WHAT YOU NEED TO DO: Retype each line of the material exactly, please, skipping any picture in it.

DATA SECTION:

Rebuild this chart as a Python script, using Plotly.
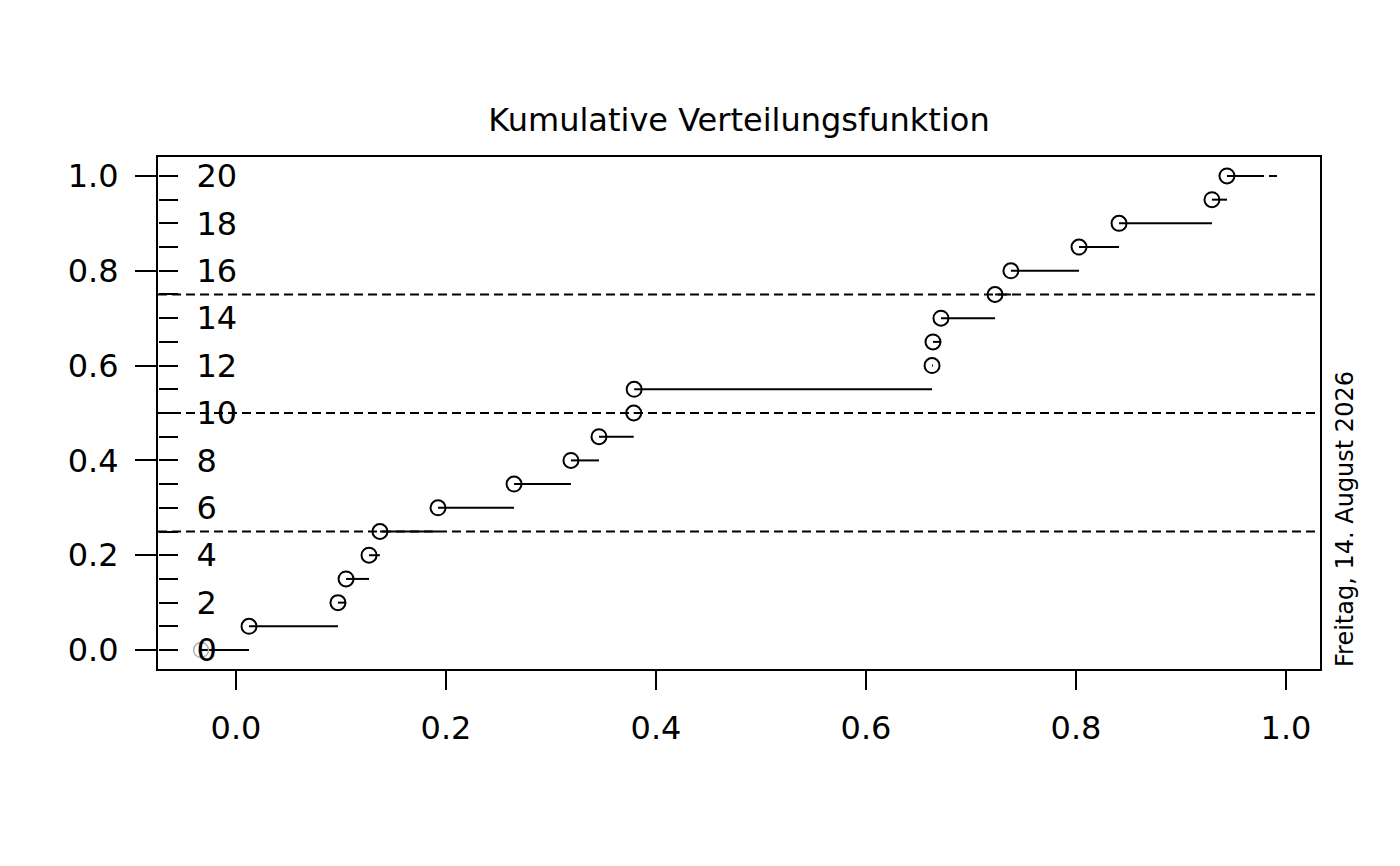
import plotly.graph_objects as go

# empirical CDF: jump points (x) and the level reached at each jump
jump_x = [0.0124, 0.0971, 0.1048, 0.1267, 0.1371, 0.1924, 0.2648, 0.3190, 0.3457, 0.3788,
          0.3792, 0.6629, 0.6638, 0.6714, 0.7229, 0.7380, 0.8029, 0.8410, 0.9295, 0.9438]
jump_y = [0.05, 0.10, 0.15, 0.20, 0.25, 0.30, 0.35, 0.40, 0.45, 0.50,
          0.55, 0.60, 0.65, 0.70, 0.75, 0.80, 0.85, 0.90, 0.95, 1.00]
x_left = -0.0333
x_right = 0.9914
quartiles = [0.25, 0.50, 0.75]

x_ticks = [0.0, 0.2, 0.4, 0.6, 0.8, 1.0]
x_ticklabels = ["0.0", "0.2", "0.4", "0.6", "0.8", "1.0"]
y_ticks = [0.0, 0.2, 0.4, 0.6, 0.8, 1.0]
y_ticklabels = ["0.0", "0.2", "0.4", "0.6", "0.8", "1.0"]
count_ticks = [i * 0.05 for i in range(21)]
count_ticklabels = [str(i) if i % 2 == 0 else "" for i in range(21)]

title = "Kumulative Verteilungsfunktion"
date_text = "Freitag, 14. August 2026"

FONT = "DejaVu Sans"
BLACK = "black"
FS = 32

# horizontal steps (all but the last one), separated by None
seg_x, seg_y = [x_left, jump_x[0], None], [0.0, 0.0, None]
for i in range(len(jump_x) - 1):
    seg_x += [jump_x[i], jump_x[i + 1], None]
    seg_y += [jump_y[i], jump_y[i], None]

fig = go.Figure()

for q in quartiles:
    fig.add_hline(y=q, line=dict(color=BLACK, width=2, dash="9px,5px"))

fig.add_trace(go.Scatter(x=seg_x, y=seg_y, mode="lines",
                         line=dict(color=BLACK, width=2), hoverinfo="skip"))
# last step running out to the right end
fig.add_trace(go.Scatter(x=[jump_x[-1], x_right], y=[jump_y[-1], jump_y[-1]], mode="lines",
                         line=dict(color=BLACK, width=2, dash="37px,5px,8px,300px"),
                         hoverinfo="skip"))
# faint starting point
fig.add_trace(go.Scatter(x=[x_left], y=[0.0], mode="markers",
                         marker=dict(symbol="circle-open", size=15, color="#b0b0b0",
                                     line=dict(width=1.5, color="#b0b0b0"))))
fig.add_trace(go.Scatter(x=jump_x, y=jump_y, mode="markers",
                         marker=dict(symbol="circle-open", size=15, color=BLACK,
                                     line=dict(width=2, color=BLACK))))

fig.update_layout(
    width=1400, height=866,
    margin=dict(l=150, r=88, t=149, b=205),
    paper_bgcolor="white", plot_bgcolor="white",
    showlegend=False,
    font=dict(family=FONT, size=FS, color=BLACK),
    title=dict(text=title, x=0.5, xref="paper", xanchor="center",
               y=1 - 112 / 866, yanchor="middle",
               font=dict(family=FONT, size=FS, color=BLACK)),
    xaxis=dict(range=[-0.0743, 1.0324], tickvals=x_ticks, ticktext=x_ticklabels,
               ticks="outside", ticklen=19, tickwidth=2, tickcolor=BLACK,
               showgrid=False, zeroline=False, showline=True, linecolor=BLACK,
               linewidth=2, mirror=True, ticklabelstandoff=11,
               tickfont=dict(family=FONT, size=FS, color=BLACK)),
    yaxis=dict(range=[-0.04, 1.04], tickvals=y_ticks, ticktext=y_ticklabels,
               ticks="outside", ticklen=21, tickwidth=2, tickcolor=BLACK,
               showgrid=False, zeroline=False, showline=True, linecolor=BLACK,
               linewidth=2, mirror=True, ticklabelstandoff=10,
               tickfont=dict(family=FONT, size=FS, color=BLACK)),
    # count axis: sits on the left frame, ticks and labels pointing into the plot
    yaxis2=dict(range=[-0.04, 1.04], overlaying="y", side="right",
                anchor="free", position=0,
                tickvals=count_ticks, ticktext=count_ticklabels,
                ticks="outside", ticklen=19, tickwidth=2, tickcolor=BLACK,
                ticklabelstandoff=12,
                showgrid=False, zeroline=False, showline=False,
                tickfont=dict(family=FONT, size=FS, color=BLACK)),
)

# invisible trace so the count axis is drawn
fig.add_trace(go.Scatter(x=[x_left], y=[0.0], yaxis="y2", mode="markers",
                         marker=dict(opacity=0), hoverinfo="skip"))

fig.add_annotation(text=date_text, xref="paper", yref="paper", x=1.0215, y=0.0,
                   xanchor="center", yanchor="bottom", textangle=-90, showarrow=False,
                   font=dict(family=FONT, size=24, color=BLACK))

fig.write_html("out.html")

ANSWER TO THIS EXERCISE:
Rebuild this chart as a Python script, using Plotly.
import plotly.graph_objects as go

# empirical CDF: jump points (x) and the level reached at each jump
jump_x = [0.0124, 0.0971, 0.1048, 0.1267, 0.1371, 0.1924, 0.2648, 0.3190, 0.3457, 0.3788,
          0.3792, 0.6629, 0.6638, 0.6714, 0.7229, 0.7380, 0.8029, 0.8410, 0.9295, 0.9438]
jump_y = [0.05, 0.10, 0.15, 0.20, 0.25, 0.30, 0.35, 0.40, 0.45, 0.50,
          0.55, 0.60, 0.65, 0.70, 0.75, 0.80, 0.85, 0.90, 0.95, 1.00]
x_left = -0.0333
x_right = 0.9914
quartiles = [0.25, 0.50, 0.75]

x_ticks = [0.0, 0.2, 0.4, 0.6, 0.8, 1.0]
x_ticklabels = ["0.0", "0.2", "0.4", "0.6", "0.8", "1.0"]
y_ticks = [0.0, 0.2, 0.4, 0.6, 0.8, 1.0]
y_ticklabels = ["0.0", "0.2", "0.4", "0.6", "0.8", "1.0"]
count_ticks = [i * 0.05 for i in range(21)]
count_ticklabels = [str(i) if i % 2 == 0 else "" for i in range(21)]

title = "Kumulative Verteilungsfunktion"
date_text = "Freitag, 14. August 2026"

FONT = "DejaVu Sans"
BLACK = "black"
FS = 32

# horizontal steps (all but the last one), separated by None
seg_x, seg_y = [x_left, jump_x[0], None], [0.0, 0.0, None]
for i in range(len(jump_x) - 1):
    seg_x += [jump_x[i], jump_x[i + 1], None]
    seg_y += [jump_y[i], jump_y[i], None]

fig = go.Figure()

for q in quartiles:
    fig.add_hline(y=q, line=dict(color=BLACK, width=2, dash="9px,5px"))

fig.add_trace(go.Scatter(x=seg_x, y=seg_y, mode="lines",
                         line=dict(color=BLACK, width=2), hoverinfo="skip"))
# last step running out to the right end
fig.add_trace(go.Scatter(x=[jump_x[-1], x_right], y=[jump_y[-1], jump_y[-1]], mode="lines",
                         line=dict(color=BLACK, width=2, dash="37px,5px,8px,300px"),
                         hoverinfo="skip"))
# faint starting point
fig.add_trace(go.Scatter(x=[x_left], y=[0.0], mode="markers",
                         marker=dict(symbol="circle-open", size=15, color="#b0b0b0",
                                     line=dict(width=1.5, color="#b0b0b0"))))
fig.add_trace(go.Scatter(x=jump_x, y=jump_y, mode="markers",
                         marker=dict(symbol="circle-open", size=15, color=BLACK,
                                     line=dict(width=2, color=BLACK))))

fig.update_layout(
    width=1400, height=866,
    margin=dict(l=150, r=88, t=149, b=205),
    paper_bgcolor="white", plot_bgcolor="white",
    showlegend=False,
    font=dict(family=FONT, size=FS, color=BLACK),
    title=dict(text=title, x=0.5, xref="paper", xanchor="center",
               y=1 - 112 / 866, yanchor="middle",
               font=dict(family=FONT, size=FS, color=BLACK)),
    xaxis=dict(range=[-0.0743, 1.0324], tickvals=x_ticks, ticktext=x_ticklabels,
               ticks="outside", ticklen=19, tickwidth=2, tickcolor=BLACK,
               showgrid=False, zeroline=False, showline=True, linecolor=BLACK,
               linewidth=2, mirror=True, ticklabelstandoff=11,
               tickfont=dict(family=FONT, size=FS, color=BLACK)),
    yaxis=dict(range=[-0.04, 1.04], tickvals=y_ticks, ticktext=y_ticklabels,
               ticks="outside", ticklen=21, tickwidth=2, tickcolor=BLACK,
               showgrid=False, zeroline=False, showline=True, linecolor=BLACK,
               linewidth=2, mirror=True, ticklabelstandoff=10,
               tickfont=dict(family=FONT, size=FS, color=BLACK)),
    # count axis: sits on the left frame, ticks and labels pointing into the plot
    yaxis2=dict(range=[-0.04, 1.04], overlaying="y", side="right",
                anchor="free", position=0,
                tickvals=count_ticks, ticktext=count_ticklabels,
                ticks="outside", ticklen=19, tickwidth=2, tickcolor=BLACK,
                ticklabelstandoff=12,
                showgrid=False, zeroline=False, showline=False,
                tickfont=dict(family=FONT, size=FS, color=BLACK)),
)

# invisible trace so the count axis is drawn
fig.add_trace(go.Scatter(x=[x_left], y=[0.0], yaxis="y2", mode="markers",
                         marker=dict(opacity=0), hoverinfo="skip"))

fig.add_annotation(text=date_text, xref="paper", yref="paper", x=1.0215, y=0.0,
                   xanchor="center", yanchor="bottom", textangle=-90, showarrow=False,
                   font=dict(family=FONT, size=24, color=BLACK))

fig.write_html("out.html")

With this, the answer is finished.